In Case There Weren’t Enough Reasons To Close SUNO, Here’s Another One

A former auditor for SUNO alleges that it is suppressing an audit because it makes a former state Senator look bad. Chris Dalton alleges in an interview with the Times-Picayune that SUNO has suppressed the audit for over a year now. Here’s the scoop:

An attorney for the Southern University System demanded that references to former state Sen. Diana Bajoie be deleted from an audit report that questioned payments to one of her relatives employed by Southern University of New Orleans, the former internal auditor for SUNO says.

Now, the auditor says, the system is trying to bury the report entirely.

Chris Dalton said he resigned from his job in March 2014 out of frustration that the audit, the result of a yearlong investigation, had not been released. That remains the case 14 months later, even after Dalton submitted the 34-page report to the Louisiana Legislative Auditor weeks before he resigned.

“I was trying to protect the Southern system,” Dalton said, “but it seemed like the system was trying to protect Diana Bajoie.”

The report questioned whether insufficiently documented payments were made to Nicole Bajoie-Ford, an employee at SUNO’s Urban Tourism program and Diana Bajoie’s niece. It also linked both of them to some of the city’s controversial nonprofits, including Orleans Metropolitan Housing and Community Development.

Dalton said a lawyer for the Southern system instructed him to remove the majority of references to Bajoie, a longtime political supporter of SUNO, but that the audit was shelved without further explanation even once he complied.

New Orleans CityBusiness reported in 2012 that Bajoie-Ford was paid $63,000 in 2009 for a part-time job at SUNO. She was later paid $25,000 a year for that job.
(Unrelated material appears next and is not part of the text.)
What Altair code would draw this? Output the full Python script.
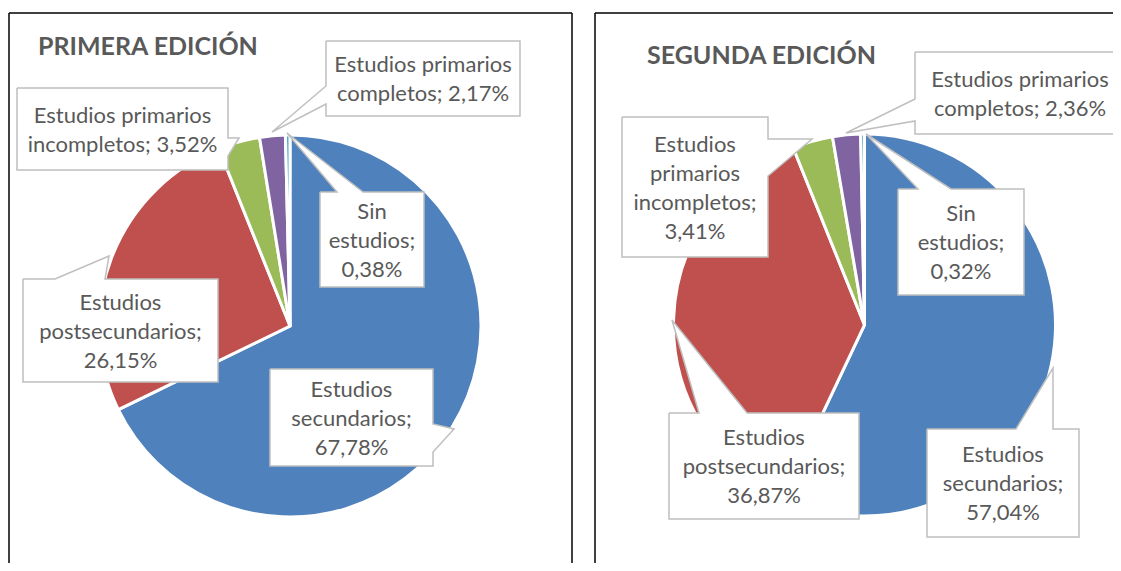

Bajoie-Ford also allegedly received thousands in income from “questionable nonprofits.”

Anyone who knows anything about Louisiana corruption knows that NGOs and “nonprofits” are often a vehicle for corruption and graft. They are often used to launder money from state and local government to the pockets of their politically connected heads and employees. This is at the same time that most of these NGOs provide no actual service to the public.

In most states, SUNO and possibly even the Southern University system as a whole would be threatened with cuts or closure for its refusal to be transparent with the people of Louisiana. But why can’t SUNO be cut, closed or merged? Because to do so would break far too many politically-connected rice bowls in both New Orleans and Baton Rouge. In fact, the very livelihoods of a not-insignificant piece of the Louisiana Democrat Party’s elite would be threatened if SUNO and its related structures stopped receiving state subsidy.

Instead we have tax orgies where legislators from both parties decide to raise taxes on Louisiana businesses and individuals to fund failures like SUNO and its 11% graduation rate over 6 years instead of reforming higher education.